Sometimes when traveling I have a rather hard time sleeping. For various reasons. Sometimes it is because I am scared out of my wits. For example, in high school when my choir went to a competition and I woke up screaming in the hotel only to find out the my roommate was having a "night terror" and was yelling and pounding on the door trying to escape from people she thought were attacking her. Needless to say images of her dream-fiends crawling in the the bathroom window and hovering over my bed in the dark didn't exactly lull me to sleep.
Then there was the time a few years ago when I had to "sleep" in my aunt's "office," where she keeps all of her magic supplies--crystal balls, various useful materials for seances, books on voodoo, magic and spirits. As hard as I tried not to be mortified by the thought of the strange spirits that my aunt evoked in that space, I couldn't for the life of me free myself from the sensation that I wasn't alone in that room. And I didn't like it. I don't know that I've stayed in bed so still and wide-eyed with fear since I was a little kid afraid of the dark. All I wanted to do was get out, but I was too afraid to move.
Most recently, I had a different kind of frightening experience the first night I spent in Porto, Portugal a couple weeks ago. This particular scary night had less to do with dreams and imaginary(?) spirits and much more to do with the two random roommates I was sharing the hostel dorm with.
To try my best to make a long story short (though generally I am much more adept at making short stories long...):
When I went to bed around midnight on the top of one of the two bunk beds, no one else was in the room. So, my first introduction came at 4:30am when one of them flung open the door, half crazy and (I assume) quite drunk. He woke up his friend (who had come in earlier and gone straight to sleep), and me, asking for empanadas which apparently he suspected the other roommate had, or perhaps had eaten. This was all going on in Spanish, and while I was half asleep. I tried to ignore the arguing, until I heard a large crash and, peering over the edge of my bunk bed, witnessed an all out brawl as the formerly sleeping roommated pummelled the other guy, and then vise versa. I think I interjected a few feeble, "what are you doing?"s and "what is going on?"s. And then continued to stare wide eyed and opened mouthed at this unbelievable scene from my loft above. After they stopped hitting each other, the sleepy roommate started getting dressed and throwing things around the room and threatening to turn the other guy in to the police. The other one told him he was making a fool of himself and that he'd kill sleepy if he went to the police. They argued for awhile longer, until the sleepy one left (to go the police??) and I realized I was still staring at this random guy (who I now realized was a potential killer). I quickly lied down tried to look like I was sleeping, as the guy got into his bed and said "sorry" before turning out the light. I confess I found his apology rather feeble and insufficient given the situation at hand! But I let it go.
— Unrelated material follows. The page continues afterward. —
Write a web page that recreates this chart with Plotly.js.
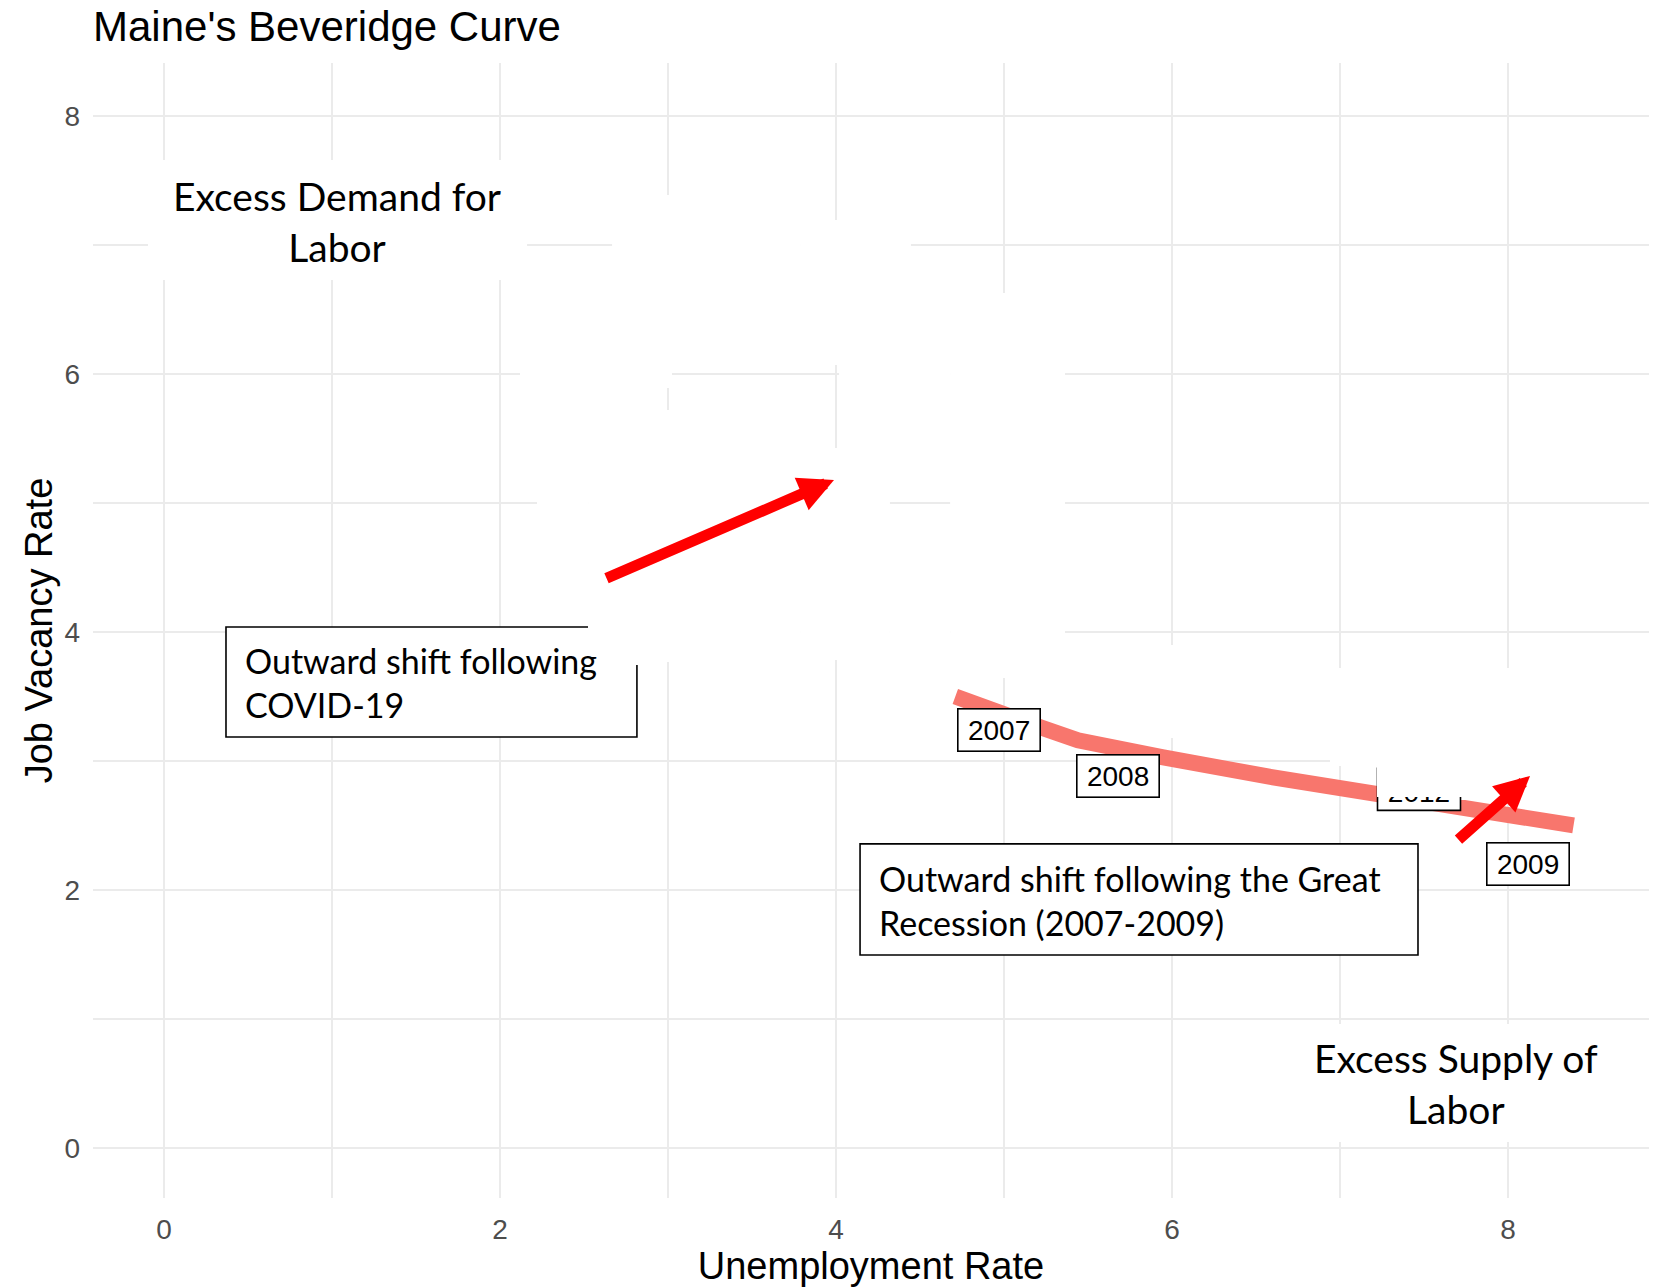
<!DOCTYPE html>
<html><head><meta charset="utf-8">
<script src="https://cdn.plot.ly/plotly-3.0.1.min.js"></script>
<style>html,body{margin:0;padding:0;background:#fff;} #chart{width:1655px;height:1287px;}</style>
</head><body><div id="chart"></div>
<script>
// ---- data ----
const unemploymentRate = [4.71, 5.00, 5.22, 5.44, 5.69, 5.94, 6.57, 7.20, 7.83, 8.39];
const jobVacancyRate   = [3.50, 3.38, 3.26, 3.16, 3.09, 3.03, 2.88, 2.75, 2.60, 2.50];
const yearLabels = ['2007', '2008', '2012', '2009'];
const yearLabelX = [4.97, 5.68, 7.47, 8.12];
const yearLabelY = [3.24, 2.88, 2.78, 2.20];
const xTickVals = [0, 2, 4, 6, 8];
const yTickVals = [0, 2, 4, 6, 8];
const minorTickVals = [1, 3, 5, 7];

const GRID = '#ebebeb';
const BOXFONT = 'Lato, "Open Sans", sans-serif';
const ARIAL = '"Liberation Sans", Arial, sans-serif';

function rect(x0, x1, y0, y1, extra) {
  return Object.assign({type: 'rect', xref: 'x', yref: 'y', x0: x0, x1: x1, y0: y0, y1: y1,
    layer: 'above', fillcolor: '#ffffff', line: {width: 0}}, extra || {});
}

const shapes = [];
// white background of the corner texts
shapes.push(rect(-0.095, 2.161, 6.729, 7.659));
shapes.push(rect(6.345, 8.839, 0.047, 0.961));
// COVID box
shapes.push(rect(0.369, 2.815, 3.186, 4.039, {line: {color: '#000', width: 1.6}}));
// Great Recession box
shapes.push(rect(4.143, 7.464, 1.496, 2.357, {line: {color: '#000', width: 1.6}}));
// white patches over the grid
[[2.667, 3.786, 6.070, 7.388], [3.786, 4.446, 6.070, 7.194], [2.119, 3.024, 5.891, 6.109],
 [4.018, 4.679, 5.488, 6.574], [4.679, 5.363, 3.643, 6.628], [2.524, 3.786, 3.767, 5.721],
 [2.220, 2.524, 4.132, 5.721], [3.786, 4.321, 3.783, 5.426], [4.321, 4.679, 3.628, 4.946],
 [2.524, 2.863, 3.744, 4.248], [5.631, 6.940, 3.178, 3.899], [6.940, 8.839, 2.961, 3.721],
 [7.714, 8.839, 2.698, 2.961]].forEach(r => shapes.push(rect(r[0], r[1], r[2], r[3])));
// partly hidden year label (drawn as a shape so it can be covered)
const hx = yearLabelX[2], hy = yearLabelY[2];
shapes.push(rect(hx - 0.247, hx + 0.247, hy - 0.163, hy + 0.163, {
  line: {color: '#000', width: 1.6},
  label: {text: yearLabels[2], font: {family: ARIAL, size: 28, color: '#000'}, textposition: 'middle center'}
}));
shapes.push(rect(7.220, 7.744, 2.721, 3.008));

const annotations = [];
// year labels
[0, 1, 3].forEach(i => annotations.push({
  x: yearLabelX[i], y: yearLabelY[i], xref: 'x', yref: 'y', text: yearLabels[i], showarrow: false,
  font: {family: ARIAL, size: 28, color: '#000'}, bgcolor: '#fff', bordercolor: '#000',
  borderwidth: 1.6, borderpad: 4, width: 73, height: 33
}));
// corner texts
annotations.push({x: 1.03, y: 7.18, xref: 'x', yref: 'y', showarrow: false,
  text: 'Excess Demand for<br>Labor', align: 'center',
  font: {family: BOXFONT, size: 39, color: '#000'}});
annotations.push({x: 7.69, y: 0.50, xref: 'x', yref: 'y', showarrow: false,
  text: 'Excess Supply of<br>Labor', align: 'center',
  font: {family: BOXFONT, size: 39, color: '#000'}});
// box texts
annotations.push({x: 0.470, y: 3.612, xref: 'x', yref: 'y', xanchor: 'left', yanchor: 'middle',
  showarrow: false, align: 'left', text: 'Outward shift following<br>COVID-19',
  font: {family: BOXFONT, size: 34, color: '#000'}});
annotations.push({x: 4.244, y: 1.922, xref: 'x', yref: 'y', xanchor: 'left', yanchor: 'middle',
  showarrow: false, align: 'left', text: 'Outward shift following the Great<br>Recession (2007-2009)',
  font: {family: BOXFONT, size: 34, color: '#000'}});
// red arrows
annotations.push({x: 3.988, y: 5.178, ax: 2.625, ay: 4.411, xref: 'x', yref: 'y', axref: 'x', ayref: 'y',
  text: '', showarrow: true, arrowhead: 2, arrowsize: 0.64, arrowwidth: 11, arrowcolor: '#ff0000', standoff: 0});
annotations.push({x: 8.131, y: 2.884, ax: 7.696, ay: 2.380, xref: 'x', yref: 'y', axref: 'x', ayref: 'y',
  text: '', showarrow: true, arrowhead: 2, arrowsize: 0.64, arrowwidth: 11, arrowcolor: '#ff0000', standoff: 0});

const traces = [{
  x: unemploymentRate, y: jobVacancyRate, type: 'scatter', mode: 'lines',
  line: {color: '#F8766D', width: 16}, hoverinfo: 'skip', showlegend: false
}];

const axisCommon = {
  showgrid: true, gridcolor: GRID, gridwidth: 2.4, zeroline: false, showline: false, ticks: '',
  tickfont: {family: ARIAL, size: 28, color: '#4d4d4d'}, ticklabelstandoff: 12,
  minor: {tickvals: minorTickVals, showgrid: true, gridcolor: GRID, gridwidth: 1.6, ticks: ''}
};

const layout = {
  width: 1655, height: 1287,
  margin: {l: 93, r: 6, t: 63, b: 89},
  paper_bgcolor: '#fff', plot_bgcolor: '#fff', showlegend: false,
  title: {text: "Maine's Beveridge Curve", font: {family: ARIAL, size: 42, color: '#000'},
    x: 0, xref: 'paper', xanchor: 'left', y: 1 - 26 / 1287, yref: 'container', yanchor: 'middle'},
  xaxis: Object.assign({}, axisCommon, {range: [-0.4226, 8.839], tickvals: xTickVals,
    ticktext: xTickVals.map(String),
    title: {text: 'Unemployment Rate', font: {family: ARIAL, size: 38, color: '#000'}, standoff: 6}}),
  yaxis: Object.assign({}, axisCommon, {range: [-0.388, 8.411], tickvals: yTickVals,
    ticktext: yTickVals.map(String),
    title: {text: 'Job Vacancy Rate', font: {family: ARIAL, size: 38, color: '#000'}, standoff: 0}}),
  shapes: shapes, annotations: annotations
};

Plotly.newPlot('chart', traces, layout, {displayModeBar: false, staticPlot: true});
</script>
</body></html>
For the next twenty minuted I stayed in bed half trying to sleep/half contemplating the likelihood that this guy sleeping two feet away from me might be a dangerous criminal. Finding it impossible to sleep under these circumstances I finally crept out of bed and sneaked (why can't it be snuck??) out of the room as stealthily as possible... just in case! When I got down stairs to the lobby the hostel worker looked at my half asleep, dishevelled, barefooted self as if I was crazy. And when I explained that I was having trouble sleeping after being awakened by a rather noisy fight and threats between my roommates he helped me get some tea and eventually found me another place to sleep for the night.
Being as it was 6:30 in the morning before I went back to bed, and that I spent most of my remaining hours of sleep wondering how I was going to get back into the room with the scary strangers to collect my things in the morning, it was overall a rather tiring night.
But by the morning, it didn't seem quite as scary, and I felt perhaps I had slightly overreacted with my hasty escape during the night (though I still checked to make sure I would have different roommates the next night and crept quietly into the room in order not to wake anyone up when I went back for my things). So, when I was getting some hot chocolate in the kitchen after breakfast and some guy who I asked to pass the milk apologized to me for last night, I thought perhaps he had confused me with someone else. Until I realized--"Eres tu!" The dangerous criminal from the night before was there before my eyes, speaking to me quite politely and looking much more like a very embarrassed and sleepy young man than a murder. So after embarrassing him a bit more by recounting and questioning him about the events of the previous night in front of everyone at the table, I felt quite alright about forgiving him entirely. I mean, I might not have gotten much sleep, but at least I had an interesting adventure.
And the next night my roommates were girls who went to sleep before I did! Which reminds me of something I heard once-- a hostel is like a box of chocolates, you never know what you're going to get. Or something like that, anyway.